Print the listing from its top line through the line containing "0.05, 0.05, 0.04];", nothing more, and leave out the pictures.

━━━ Given data ━━━

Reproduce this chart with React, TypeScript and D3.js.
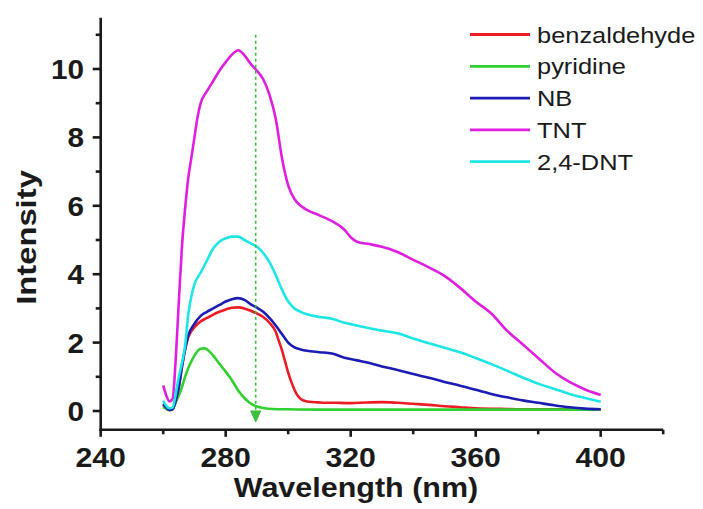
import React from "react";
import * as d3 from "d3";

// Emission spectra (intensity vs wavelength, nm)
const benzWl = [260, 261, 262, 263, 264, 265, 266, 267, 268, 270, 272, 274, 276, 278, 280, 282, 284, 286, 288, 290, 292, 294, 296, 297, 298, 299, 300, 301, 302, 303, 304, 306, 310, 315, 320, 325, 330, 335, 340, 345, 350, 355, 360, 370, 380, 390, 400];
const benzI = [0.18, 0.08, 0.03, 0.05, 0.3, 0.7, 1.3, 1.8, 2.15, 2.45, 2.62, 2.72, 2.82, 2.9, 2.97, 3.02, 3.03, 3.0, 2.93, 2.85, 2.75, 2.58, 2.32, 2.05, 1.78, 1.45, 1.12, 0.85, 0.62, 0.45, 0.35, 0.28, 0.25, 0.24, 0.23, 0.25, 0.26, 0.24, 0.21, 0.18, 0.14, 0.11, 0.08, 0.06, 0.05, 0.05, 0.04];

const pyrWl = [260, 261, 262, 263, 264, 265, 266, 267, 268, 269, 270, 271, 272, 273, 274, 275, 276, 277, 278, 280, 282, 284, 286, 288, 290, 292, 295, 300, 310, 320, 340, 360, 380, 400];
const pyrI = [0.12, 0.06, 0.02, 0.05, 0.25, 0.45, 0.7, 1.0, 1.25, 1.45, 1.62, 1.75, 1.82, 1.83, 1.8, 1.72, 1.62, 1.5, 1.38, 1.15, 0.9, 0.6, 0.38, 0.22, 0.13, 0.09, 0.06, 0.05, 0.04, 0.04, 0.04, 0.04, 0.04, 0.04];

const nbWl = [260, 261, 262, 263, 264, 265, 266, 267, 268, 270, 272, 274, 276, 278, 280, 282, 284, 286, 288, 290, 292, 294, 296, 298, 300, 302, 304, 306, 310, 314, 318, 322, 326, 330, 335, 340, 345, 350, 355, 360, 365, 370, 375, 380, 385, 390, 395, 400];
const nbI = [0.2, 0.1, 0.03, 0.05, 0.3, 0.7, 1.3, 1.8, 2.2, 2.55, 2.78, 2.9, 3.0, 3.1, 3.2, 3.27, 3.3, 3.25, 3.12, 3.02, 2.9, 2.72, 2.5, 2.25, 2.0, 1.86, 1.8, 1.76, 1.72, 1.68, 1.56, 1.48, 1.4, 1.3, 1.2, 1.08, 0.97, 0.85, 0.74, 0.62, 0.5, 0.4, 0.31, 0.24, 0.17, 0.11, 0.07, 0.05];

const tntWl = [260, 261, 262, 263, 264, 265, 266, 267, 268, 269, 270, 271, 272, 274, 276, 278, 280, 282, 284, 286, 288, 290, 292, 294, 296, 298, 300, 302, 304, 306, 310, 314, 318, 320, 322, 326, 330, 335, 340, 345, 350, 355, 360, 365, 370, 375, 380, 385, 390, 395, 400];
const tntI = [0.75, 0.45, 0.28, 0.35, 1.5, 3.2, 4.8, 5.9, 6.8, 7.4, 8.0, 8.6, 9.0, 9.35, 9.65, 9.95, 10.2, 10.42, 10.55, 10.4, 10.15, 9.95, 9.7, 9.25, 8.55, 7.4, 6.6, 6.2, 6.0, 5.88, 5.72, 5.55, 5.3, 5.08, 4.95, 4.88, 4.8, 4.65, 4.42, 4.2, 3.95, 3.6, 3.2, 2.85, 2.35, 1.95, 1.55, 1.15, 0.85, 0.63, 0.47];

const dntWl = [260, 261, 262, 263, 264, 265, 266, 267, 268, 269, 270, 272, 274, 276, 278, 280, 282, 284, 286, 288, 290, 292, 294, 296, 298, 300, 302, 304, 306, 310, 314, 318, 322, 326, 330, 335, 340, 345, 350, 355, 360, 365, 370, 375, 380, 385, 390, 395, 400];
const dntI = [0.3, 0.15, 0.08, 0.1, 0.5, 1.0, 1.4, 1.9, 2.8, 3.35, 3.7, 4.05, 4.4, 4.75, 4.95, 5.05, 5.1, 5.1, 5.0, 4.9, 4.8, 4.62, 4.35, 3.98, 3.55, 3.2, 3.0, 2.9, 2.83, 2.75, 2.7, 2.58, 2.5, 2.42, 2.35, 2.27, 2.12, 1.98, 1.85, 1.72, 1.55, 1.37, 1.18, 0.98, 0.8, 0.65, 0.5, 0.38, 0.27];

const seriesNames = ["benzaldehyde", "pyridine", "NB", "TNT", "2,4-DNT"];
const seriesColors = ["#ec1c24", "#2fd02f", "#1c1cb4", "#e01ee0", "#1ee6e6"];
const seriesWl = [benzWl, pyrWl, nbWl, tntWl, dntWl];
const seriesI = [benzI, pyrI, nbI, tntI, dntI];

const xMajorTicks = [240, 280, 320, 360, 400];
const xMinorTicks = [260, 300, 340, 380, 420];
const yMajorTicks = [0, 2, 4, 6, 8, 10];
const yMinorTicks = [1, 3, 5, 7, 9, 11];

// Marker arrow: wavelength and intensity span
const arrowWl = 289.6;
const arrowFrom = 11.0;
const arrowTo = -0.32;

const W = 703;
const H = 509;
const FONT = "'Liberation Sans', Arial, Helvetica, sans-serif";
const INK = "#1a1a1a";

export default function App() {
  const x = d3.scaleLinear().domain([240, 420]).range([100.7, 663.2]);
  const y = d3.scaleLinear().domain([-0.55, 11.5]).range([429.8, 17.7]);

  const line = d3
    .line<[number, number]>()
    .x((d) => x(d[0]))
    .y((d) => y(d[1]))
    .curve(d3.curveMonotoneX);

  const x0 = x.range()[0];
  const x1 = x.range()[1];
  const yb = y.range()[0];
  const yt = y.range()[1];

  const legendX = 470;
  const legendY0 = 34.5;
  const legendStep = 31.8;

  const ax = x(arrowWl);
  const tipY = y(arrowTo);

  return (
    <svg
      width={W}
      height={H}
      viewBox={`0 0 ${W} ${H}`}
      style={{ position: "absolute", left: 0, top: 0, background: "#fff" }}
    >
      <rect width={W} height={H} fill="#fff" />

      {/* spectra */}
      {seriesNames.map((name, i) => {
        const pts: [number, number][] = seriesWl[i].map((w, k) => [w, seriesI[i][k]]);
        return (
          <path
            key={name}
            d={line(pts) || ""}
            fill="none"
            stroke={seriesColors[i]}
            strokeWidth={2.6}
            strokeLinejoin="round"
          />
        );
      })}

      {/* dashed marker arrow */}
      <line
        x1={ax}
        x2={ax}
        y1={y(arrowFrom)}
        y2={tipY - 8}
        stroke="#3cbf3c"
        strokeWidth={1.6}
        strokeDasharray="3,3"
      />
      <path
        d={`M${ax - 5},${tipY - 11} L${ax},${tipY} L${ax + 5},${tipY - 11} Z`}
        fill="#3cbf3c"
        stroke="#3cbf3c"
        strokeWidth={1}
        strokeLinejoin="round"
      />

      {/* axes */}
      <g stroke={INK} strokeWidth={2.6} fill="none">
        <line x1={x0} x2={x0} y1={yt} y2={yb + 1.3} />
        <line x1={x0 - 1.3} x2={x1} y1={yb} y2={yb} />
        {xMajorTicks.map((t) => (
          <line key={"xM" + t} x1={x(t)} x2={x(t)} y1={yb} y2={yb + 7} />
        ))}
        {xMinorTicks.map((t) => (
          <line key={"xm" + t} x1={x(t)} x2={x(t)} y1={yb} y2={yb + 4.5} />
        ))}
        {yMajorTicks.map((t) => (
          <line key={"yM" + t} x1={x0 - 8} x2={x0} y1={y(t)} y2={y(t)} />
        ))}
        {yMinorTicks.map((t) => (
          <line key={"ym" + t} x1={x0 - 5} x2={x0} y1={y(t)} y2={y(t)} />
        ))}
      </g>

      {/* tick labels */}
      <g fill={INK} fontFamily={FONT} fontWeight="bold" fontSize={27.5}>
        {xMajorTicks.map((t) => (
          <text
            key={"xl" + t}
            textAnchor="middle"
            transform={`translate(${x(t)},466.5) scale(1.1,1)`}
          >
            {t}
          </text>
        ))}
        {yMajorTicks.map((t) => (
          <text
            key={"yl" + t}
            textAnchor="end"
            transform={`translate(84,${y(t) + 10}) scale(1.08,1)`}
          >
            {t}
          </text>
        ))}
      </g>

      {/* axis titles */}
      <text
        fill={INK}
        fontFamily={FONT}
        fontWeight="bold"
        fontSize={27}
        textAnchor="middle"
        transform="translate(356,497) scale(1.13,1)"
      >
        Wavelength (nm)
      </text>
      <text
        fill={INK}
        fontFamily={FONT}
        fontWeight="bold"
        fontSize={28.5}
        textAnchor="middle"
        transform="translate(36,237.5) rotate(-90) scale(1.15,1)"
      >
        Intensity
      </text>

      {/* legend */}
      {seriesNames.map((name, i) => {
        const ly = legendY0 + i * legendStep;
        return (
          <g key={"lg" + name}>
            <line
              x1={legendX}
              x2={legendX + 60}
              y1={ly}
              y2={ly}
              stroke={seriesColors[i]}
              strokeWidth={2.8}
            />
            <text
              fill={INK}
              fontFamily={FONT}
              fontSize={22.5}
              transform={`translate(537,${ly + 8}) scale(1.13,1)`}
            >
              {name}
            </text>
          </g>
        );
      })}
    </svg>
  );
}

━━━

The output =
Reproduce this chart with React, TypeScript and D3.js.
import React from "react";
import * as d3 from "d3";

// Emission spectra (intensity vs wavelength, nm)
const benzWl = [260, 261, 262, 263, 264, 265, 266, 267, 268, 270, 272, 274, 276, 278, 280, 282, 284, 286, 288, 290, 292, 294, 296, 297, 298, 299, 300, 301, 302, 303, 304, 306, 310, 315, 320, 325, 330, 335, 340, 345, 350, 355, 360, 370, 380, 390, 400];
const benzI = [0.18, 0.08, 0.03, 0.05, 0.3, 0.7, 1.3, 1.8, 2.15, 2.45, 2.62, 2.72, 2.82, 2.9, 2.97, 3.02, 3.03, 3.0, 2.93, 2.85, 2.75, 2.58, 2.32, 2.05, 1.78, 1.45, 1.12, 0.85, 0.62, 0.45, 0.35, 0.28, 0.25, 0.24, 0.23, 0.25, 0.26, 0.24, 0.21, 0.18, 0.14, 0.11, 0.08, 0.06, 0.05, 0.05, 0.04];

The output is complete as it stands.